Hearing this news floors both Jeanne and Simon, since they have long been told that their father had died in the Lebanon wars and that they have no other siblings. They look at each other, and Simon asks Lebel if there is some mistake. No, Lebel assures them, there isn't. He knows that Nawal was of sound mind when she had him craft her will some time before. (Not to give away the plot, but please keep this point in mind when seeing the movie.) He had tried to get her to change it, but she was adamant that her instructions be carried out. Simon's first instinct is to dismiss all this as craziness, but Jeanne overcomes his objections and tells him that she will pursue the matter even if he doesn't since it was their mother's final wishes. 

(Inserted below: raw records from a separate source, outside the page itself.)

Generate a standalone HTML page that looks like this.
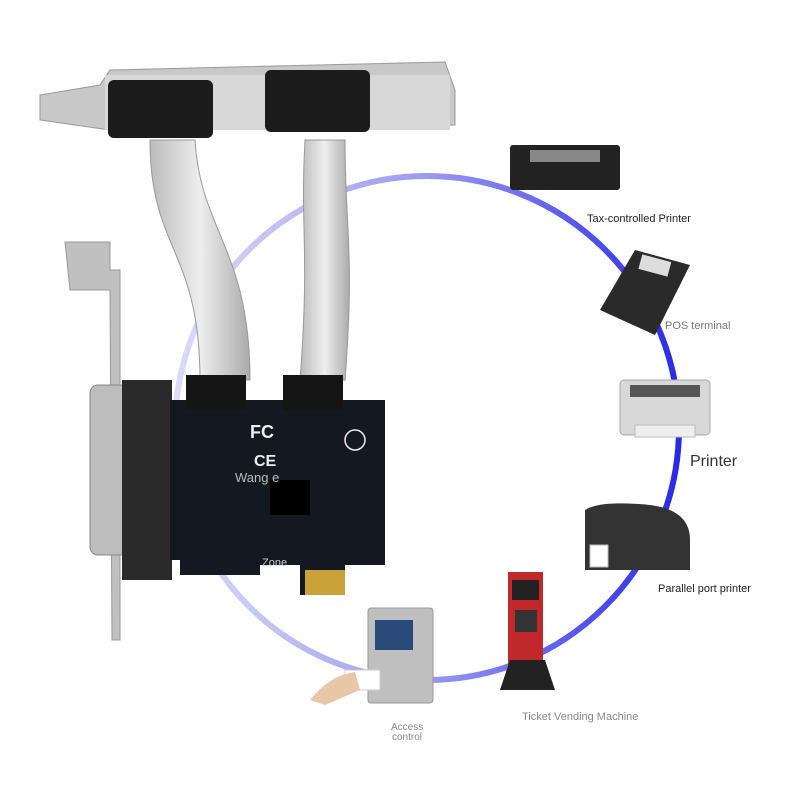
<!DOCTYPE html>
<html><head><meta charset="utf-8"><style>
body{margin:0;background:#fff;}
svg{display:block}
text{font-family:"Liberation Sans",sans-serif;}
</style></head><body>
<svg width="797" height="797" viewBox="0 0 797 797">
<defs>
<linearGradient id="cg" x1="0" y1="0" x2="1" y2="0">
<stop offset="0" stop-color="#dcdcf6"/><stop offset="0.5" stop-color="#9a9af0"/><stop offset="1" stop-color="#2a2ae6"/>
</linearGradient>
<linearGradient id="cab" x1="0" y1="0" x2="1" y2="0">
<stop offset="0" stop-color="#bbb"/><stop offset="0.5" stop-color="#eee"/><stop offset="1" stop-color="#aaa"/>
</linearGradient>
</defs>
<rect width="797" height="797" fill="#fff"/>
<circle cx="427" cy="428" r="252" fill="none" stroke="url(#cg)" stroke-width="6"/>
<!-- top bracket -->
<polygon points="40,95 100,85 110,70 445,62 455,90 455,125 110,130 40,120" fill="#c8c8c8" stroke="#999"/>
<rect x="105" y="75" width="345" height="55" fill="#d8d8d8"/>
<rect x="108" y="80" width="105" height="58" rx="6" fill="#1c1c1c"/>
<rect x="265" y="70" width="105" height="62" rx="6" fill="#1c1c1c"/>
<!-- cables -->
<path d="M150,140 C150,250 200,250 200,380 L250,380 C250,250 200,230 195,140 Z" fill="url(#cab)" stroke="#999"/>
<path d="M305,140 C300,230 310,250 300,380 L345,380 C355,250 345,230 345,140 Z" fill="url(#cab)" stroke="#999"/>
<!-- left bracket -->
<polygon points="65,242 110,242 110,270 120,270 120,640 112,640 110,290 70,290" fill="#c0c0c0" stroke="#999"/>
<rect x="90" y="385" width="40" height="170" rx="8" fill="#bdbdbd" stroke="#888"/>
<rect x="122" y="380" width="50" height="200" fill="#2a2a2a"/>
<!-- PCB -->
<path d="M170,400 L385,400 L385,565 L345,565 L345,595 L300,595 L300,565 L260,565 L260,575 L180,575 L180,560 L170,560 Z" fill="#141820"/>
<rect x="305" y="570" width="40" height="25" fill="#c9a23a"/>
<rect x="186" y="375" width="60" height="35" fill="#151515"/>
<rect x="283" y="375" width="60" height="35" fill="#151515"/>
<rect x="270" y="480" width="40" height="35" fill="#000"/>
<text x="250" y="438" fill="#eee" font-size="18" font-weight="bold">FC</text>
<text x="254" y="466" fill="#eee" font-size="16" font-weight="bold">CE</text>
<circle cx="355" cy="440" r="10" fill="none" stroke="#eee" stroke-width="1.5"/>
<text x="235" y="482" fill="#bbb" font-size="13">Wang e</text>
<text x="262" y="566" fill="#ccc" font-size="11">Zone</text>
<!-- devices -->
<rect x="510" y="145" width="110" height="45" rx="3" fill="#222"/>
<rect x="530" y="150" width="70" height="12" fill="#888"/>
<text x="587" y="222" font-size="11" fill="#222">Tax-controlled Printer</text>
<polygon points="600,310 635,250 690,265 655,335" fill="#2a2a2a"/>
<rect x="640" y="258" width="30" height="15" fill="#ddd" transform="rotate(15 655 265)"/>
<text x="665" y="329" font-size="11" fill="#777">POS terminal</text>
<rect x="620" y="380" width="90" height="55" rx="4" fill="#d8d8d8" stroke="#aaa"/>
<rect x="630" y="385" width="70" height="12" fill="#555"/>
<rect x="635" y="425" width="60" height="12" fill="#eee" stroke="#bbb"/>
<text x="690" y="466" font-size="16" fill="#333">Printer</text>
<path d="M585,510 Q600,500 650,505 Q690,510 690,540 L690,570 L585,570 Z" fill="#333"/>
<rect x="590" y="545" width="18" height="22" fill="#fff" stroke="#bbb"/>
<text x="658" y="592" font-size="11" fill="#222">Parallel port printer</text>
<rect x="508" y="572" width="35" height="110" fill="#c0282c"/>
<rect x="512" y="580" width="27" height="20" fill="#222"/>
<rect x="515" y="610" width="22" height="22" fill="#333"/>
<polygon points="500,690 555,690 545,660 510,660" fill="#222"/>
<text x="522" y="720" font-size="11" fill="#888">Ticket Vending Machine</text>
<rect x="368" y="608" width="65" height="95" rx="3" fill="#bfbfbf" stroke="#999"/>
<rect x="375" y="620" width="38" height="30" fill="#2a4a7a"/>
<rect x="345" y="670" width="35" height="20" fill="#fff" stroke="#ccc"/>
<path d="M310,700 Q330,675 355,672 L360,690 L325,705 Z" fill="#e8c6a8"/>
<text x="391" y="730" font-size="10" fill="#888">Access</text>
<text x="392" y="740" font-size="10" fill="#888">control</text>
</svg>
</body></html>
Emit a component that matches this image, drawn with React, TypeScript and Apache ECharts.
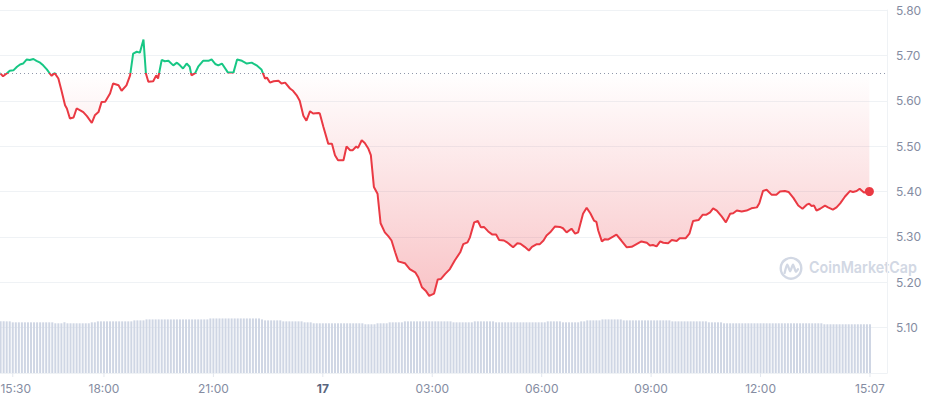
import React, { useEffect, useRef } from "react";
import * as echarts from "echarts";

// [minutes since 15:00 on the 16th, price]
const pricePoints: [number, number][] = [
  [9, 5.661], [14, 5.654], [20, 5.66], [25, 5.666], [31, 5.667], [37, 5.675], [42, 5.68], [47, 5.682],
  [53, 5.691], [58, 5.69], [64, 5.692], [69, 5.688], [75, 5.684], [80, 5.678], [86, 5.669], [91, 5.66],
  [94, 5.655], [99, 5.661], [105, 5.649], [110, 5.623], [116, 5.59], [119, 5.583], [124, 5.561], [130, 5.563],
  [135, 5.583], [141, 5.579], [146, 5.575], [152, 5.566], [160, 5.551], [165, 5.568], [171, 5.575], [176, 5.597],
  [182, 5.598], [190, 5.616], [195, 5.638], [204, 5.634], [209, 5.622], [217, 5.634], [223, 5.656], [228, 5.704],
  [234, 5.708], [239, 5.706], [245, 5.735], [249, 5.66], [253, 5.642], [261, 5.643], [266, 5.656], [269, 5.649],
  [275, 5.69], [280, 5.687], [286, 5.688], [294, 5.678], [300, 5.684], [305, 5.678], [310, 5.671], [316, 5.682],
  [321, 5.675], [324, 5.656], [330, 5.661], [335, 5.675], [343, 5.688], [352, 5.688], [357, 5.691], [363, 5.681],
  [368, 5.678], [374, 5.682], [384, 5.662], [393, 5.662], [399, 5.691], [407, 5.688], [415, 5.682], [423, 5.684],
  [431, 5.678], [439, 5.669], [445, 5.649], [448, 5.651], [453, 5.64], [459, 5.643], [467, 5.644], [472, 5.638],
  [478, 5.64], [486, 5.627], [491, 5.622], [497, 5.612], [502, 5.6], [508, 5.567], [513, 5.556], [519, 5.577],
  [524, 5.572], [533, 5.573], [535, 5.572], [541, 5.542], [549, 5.505], [555, 5.505], [560, 5.48], [565, 5.469],
  [574, 5.469], [579, 5.499], [585, 5.491], [589, 5.491], [595, 5.499], [598, 5.496], [604, 5.513], [609, 5.507],
  [615, 5.494], [619, 5.48], [624, 5.41], [630, 5.395], [635, 5.33], [642, 5.31], [648, 5.301], [653, 5.292],
  [659, 5.266], [664, 5.246], [675, 5.242], [683, 5.229], [692, 5.222], [697, 5.211], [703, 5.189], [710, 5.18],
  [715, 5.17], [723, 5.175], [729, 5.206], [734, 5.207], [741, 5.218], [749, 5.229], [757, 5.248], [766, 5.266],
  [771, 5.284], [778, 5.288], [782, 5.299], [789, 5.332], [795, 5.335], [800, 5.321], [805, 5.322], [812, 5.312],
  [819, 5.305], [825, 5.305], [830, 5.293], [838, 5.292], [843, 5.288], [853, 5.277], [860, 5.286], [865, 5.285],
  [872, 5.278], [879, 5.27], [884, 5.278], [892, 5.284], [897, 5.284], [903, 5.292], [908, 5.303], [914, 5.31],
  [922, 5.323], [930, 5.322], [935, 5.319], [941, 5.31], [949, 5.318], [955, 5.307], [960, 5.31], [968, 5.351],
  [974, 5.364], [980, 5.352], [986, 5.336], [990, 5.333], [993, 5.314], [999, 5.29], [1004, 5.295], [1009, 5.294],
  [1018, 5.301], [1023, 5.305], [1031, 5.292], [1040, 5.277], [1048, 5.278], [1056, 5.284], [1064, 5.29], [1073, 5.287],
  [1078, 5.281], [1083, 5.282], [1089, 5.279], [1095, 5.29], [1100, 5.287], [1108, 5.286], [1114, 5.293], [1122, 5.291],
  [1127, 5.297], [1137, 5.297], [1143, 5.307], [1149, 5.335], [1158, 5.337], [1165, 5.349], [1171, 5.349], [1177, 5.354],
  [1182, 5.363], [1188, 5.358], [1196, 5.345], [1203, 5.332], [1210, 5.351], [1215, 5.352], [1221, 5.358], [1229, 5.356],
  [1237, 5.358], [1245, 5.363], [1254, 5.365], [1258, 5.374], [1264, 5.401], [1270, 5.404], [1278, 5.393], [1286, 5.393],
  [1292, 5.4], [1300, 5.401], [1306, 5.399], [1314, 5.386], [1322, 5.369], [1329, 5.362], [1336, 5.371], [1340, 5.373],
  [1344, 5.368], [1348, 5.369], [1352, 5.358], [1358, 5.362], [1366, 5.369], [1371, 5.365], [1379, 5.36], [1385, 5.365],
  [1391, 5.374], [1399, 5.389], [1407, 5.401], [1412, 5.399], [1418, 5.401], [1423, 5.406], [1430, 5.398], [1439, 5.4],
];

const openPrice = 5.662;

// volume (M USD), one bar per 5 minutes starting 15:10
const volumeStartMinute = 10;
const volumeStepMinutes = 5;
const volumes: number[] = [
  106, 106, 106, 106,
  104, 104, 104, 104, 104, 104, 104, 104, 104, 104, 104, 104, 104, 104,
  102, 102, 102,
  104,
  102, 102, 102, 102, 102, 102, 102, 102,
  104, 104,
  106, 106, 106, 106, 106, 106, 106, 106, 106, 106, 106, 106,
  108, 108, 108, 108,
  110, 110, 110, 110, 110, 110, 110, 110, 110, 110, 110, 110, 110, 110, 110, 110, 110, 110, 110, 110, 110,
  112, 112, 112, 112, 112, 112, 112, 112, 112, 112, 112, 112, 112, 112, 112, 112, 112,
  110,
  108, 108, 108, 108, 108, 108,
  106, 106, 106, 106, 106, 106, 106,
  104, 104, 104,
  102, 102, 102, 102, 102, 102, 102, 102, 102, 102, 102, 102, 102, 102, 102, 102, 102,
  100, 100, 100, 100,
  102, 102, 102, 102,
  104, 104, 104, 104, 104,
  106, 106, 106, 106, 106, 106, 106, 106, 106, 106, 106, 106, 106, 106, 106, 106,
  104, 104, 104, 104, 104, 104, 104,
  106, 106, 106, 106, 106, 106, 106,
  104, 104, 104, 104, 104, 104, 104, 104, 104, 104, 104, 104, 104, 104, 104, 104, 104,
  106, 106, 106, 106, 106,
  104, 104, 104, 104, 104, 104,
  106, 106,
  108, 108, 108, 108, 108,
  110, 110, 110, 110, 110, 110, 110,
  108, 108, 108, 108, 108, 108, 108, 108, 108, 108, 108, 108, 108, 108, 108, 108,
  106, 106, 106, 106, 106, 106, 106, 106, 106, 106, 106, 106,
  104, 104, 104, 104, 104,
  102, 102, 102, 102, 102, 102, 102, 102, 102, 102, 102, 102, 102, 102, 102, 102, 102, 102, 102, 102, 102, 102, 102, 102, 102, 102, 102, 102, 102, 102, 102, 102, 102,
  100, 100, 100, 100, 100, 100, 100, 100, 100, 100, 100, 100, 100, 100, 100, 100,
];

const xMin = 9;
const xMax = 1468;
const xStep = 3;
const xTickMinutes = [30, 180, 360, 540, 720, 900, 1080, 1260, 1440];
const xTickLabels = ["15:30", "18:00", "21:00", "17", "03:00", "06:00", "09:00", "12:00", "15:07"];
const yMin = 5.0;
const yMax = 5.8;
const yStep = 0.1;

const GREEN = "#16c784";
const RED = "#ea3943";
const WATERMARK = "#d2d8e4";
const WM_TEXT = "CoinMarketCap";
const WM_FONT = "600 16px Inter";

export default function App() {
  const ref = useRef<HTMLDivElement>(null);

  useEffect(() => {
    if (!ref.current) return;
    const chart = echarts.init(ref.current, null, { renderer: "svg" });
    const last = pricePoints[pricePoints.length - 1];
    const volumeData = volumes.map((v, i) => [volumeStartMinute + i * volumeStepMinutes, v]);

    // fit the watermark word to the reference width
    let wmScale = 0.9;
    try {
      const ctx = document.createElement("canvas").getContext("2d");
      if (ctx) {
        ctx.font = WM_FONT;
        const w = ctx.measureText(WM_TEXT).width;
        if (w > 0) wmScale = 108 / w;
      }
    } catch (e) {
      /* keep default */
    }

    const areaGradient = new echarts.graphic.LinearGradient(
      0, 0, 0, 373,
      [
        { offset: 0, color: "rgba(22,199,132,0.24)" },
        { offset: 0.194, color: "rgba(22,199,132,0)" },
        { offset: 0.194, color: "rgba(234,57,67,0)" },
        { offset: 1, color: "rgba(234,57,67,0.4)" },
      ],
      true
    );

    chart.setOption({
      animation: false,
      textStyle: { fontFamily: "Inter, 'Noto Sans', sans-serif" },
      grid: { left: 0, right: 42, top: 10, bottom: 27, containLabel: false, outerBoundsMode: "none" },
      xAxis: {
        type: "value",
        min: xMin,
        max: xMax,
        interval: xStep,
        axisLine: { show: true, lineStyle: { color: "#eff2f5", width: 1 } },
        axisTick: { show: false },
        axisLabel: {
          color: "#858ca2",
          fontSize: 12,
          margin: 9,
          showMinLabel: false,
          showMaxLabel: false,
          formatter: (v: number) => {
            const i = xTickMinutes.indexOf(Math.round(v));
            if (i < 0) return "";
            const s = xTickLabels[i];
            if (i === 0) return "{first|" + s + "}";
            return s.indexOf(":") < 0 ? "{b|" + s + "}" : s;
          },
          rich: {
            b: { fontWeight: "bold", color: "#58667e", fontSize: 12 },
            first: { color: "#858ca2", fontSize: 12, padding: [0, 0, 0, 6] },
          },
        },
        splitLine: { show: false },
      },
      yAxis: [
        {
          type: "value",
          position: "right",
          min: yMin,
          max: yMax,
          interval: yStep,
          axisLine: { show: true, lineStyle: { color: "#eff2f5" } },
          axisTick: { show: false },
          axisLabel: {
            color: "#858ca2",
            fontSize: 12,
            margin: 9,
            formatter: (v: number) => (v <= yMin + 1e-9 ? "" : v.toFixed(2)),
          },
          splitLine: { show: true, lineStyle: { color: "#eff2f5", width: 1 } },
        },
        { type: "value", min: 0, max: 745, show: false, splitLine: { show: false } },
      ],
      visualMap: {
        show: false,
        type: "piecewise",
        seriesIndex: 0,
        dimension: 1,
        pieces: [
          { gt: openPrice, lte: 100, color: GREEN },
          { gt: 0, lte: openPrice, color: RED },
        ],
      },
      series: [
        {
          type: "line",
          data: pricePoints,
          yAxisIndex: 0,
          symbol: "none",
          showSymbol: false,
          lineStyle: { width: 2 },
          areaStyle: { origin: openPrice, color: areaGradient, opacity: 1 },
          z: 3,
          markLine: {
            silent: true,
            symbol: ["none", "none"],
            data: [
              {
                yAxis: openPrice,
                lineStyle: { type: [1, 3], color: "#8f97aa", width: 1 },
                label: { show: false },
              },
              {
                yAxis: last[1],
                lineStyle: { width: 0, opacity: 0 },
                label: {
                  show: true,
                  position: "end",
                  distance: 0,
                  formatter: last[1].toFixed(2),
                  backgroundColor: RED,
                  color: "#ffffff",
                  fontWeight: "bold",
                  fontSize: 12,
                  padding: [4, 9, 3, 9],
                },
              },
            ],
          },
          markPoint: {
            silent: true,
            symbol: "circle",
            symbolSize: 9,
            itemStyle: { color: RED },
            label: { show: false },
            data: [{ coord: last }],
          },
        },
        {
          // volume bars
          type: "custom",
          data: volumeData,
          yAxisIndex: 1,
          silent: true,
          encode: { x: 0, y: 1 },
          renderItem: (_params: any, api: any) => {
            const t = api.value(0);
            const top = api.coord([t, api.value(1)]);
            const base = api.coord([t, 0]);
            return {
              type: "rect",
              shape: { x: top[0] - 1, y: top[1], width: 2, height: base[1] - top[1] },
              style: { fill: "#cfd6e4" },
            };
          },
          z: 1,
        },
        {
          // small x-axis tick marks under the labelled times
          type: "custom",
          data: xTickMinutes,
          yAxisIndex: 0,
          silent: true,
          clip: false,
          renderItem: (_params: any, api: any) => {
            const p = api.coord([api.value(0), yMin]);
            return {
              type: "line",
              shape: { x1: p[0], y1: p[1], x2: p[0], y2: p[1] + 4 },
              style: { stroke: "#e3e7ee", lineWidth: 1 },
            };
          },
          z: 1,
        },
      ],
      graphic: [
        {
          type: "circle",
          silent: true,
          shape: { cx: 791, cy: 268.3, r: 10.3 },
          style: { fill: "none", stroke: WATERMARK, lineWidth: 2.4 },
        },
        {
          type: "polyline",
          silent: true,
          shape: {
            points: [[784.6, 273], [787.3, 264.6], [790.2, 271.2], [793, 264.6], [795.8, 271.6], [798, 269.2]],
            smooth: 0.25,
          },
          style: { fill: "none", stroke: WATERMARK, lineWidth: 2.3, lineCap: "round", lineJoin: "round" },
        },
        {
          type: "text",
          silent: true,
          x: 809,
          y: 267.6,
          scaleX: wmScale,
          style: {
            text: WM_TEXT,
            fontFamily: "Inter",
            fontSize: 16,
            fontWeight: 600,
            fill: WATERMARK,
            verticalAlign: "middle",
            align: "left",
          },
        },
      ],
    });

    return () => chart.dispose();
  }, []);

  return (
    <div
      ref={ref}
      style={{ position: "absolute", left: 0, top: 0, width: 929, height: 400 }}
    />
  );
}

Deciding that finding their father will be the easiest task, Jeanne takes off for the Mideast and what they had been told was her mother's home town. Lebel does her a great favor by lining her up with a fellow notary in the area, who does the preliminary research on the Marwan family history and records. 


Jeanne begins to find out out that their mother was not at all the woman she had seemed to be. The single old picture that she had found in her mother's effects shows Nawal standing in front of a building with Arab lettering which the notary translates as being the name of a former prison. Then her cousins abruptly kick her out of their home without explanation when they find out who she is. They won't have anything to do with the daughter of Nawal Marwan because her mother had disgraced the family. Jeanne begs Simon and Lebel to come over and help her find the answers. 130 minutes and rated R for some strong violence and language.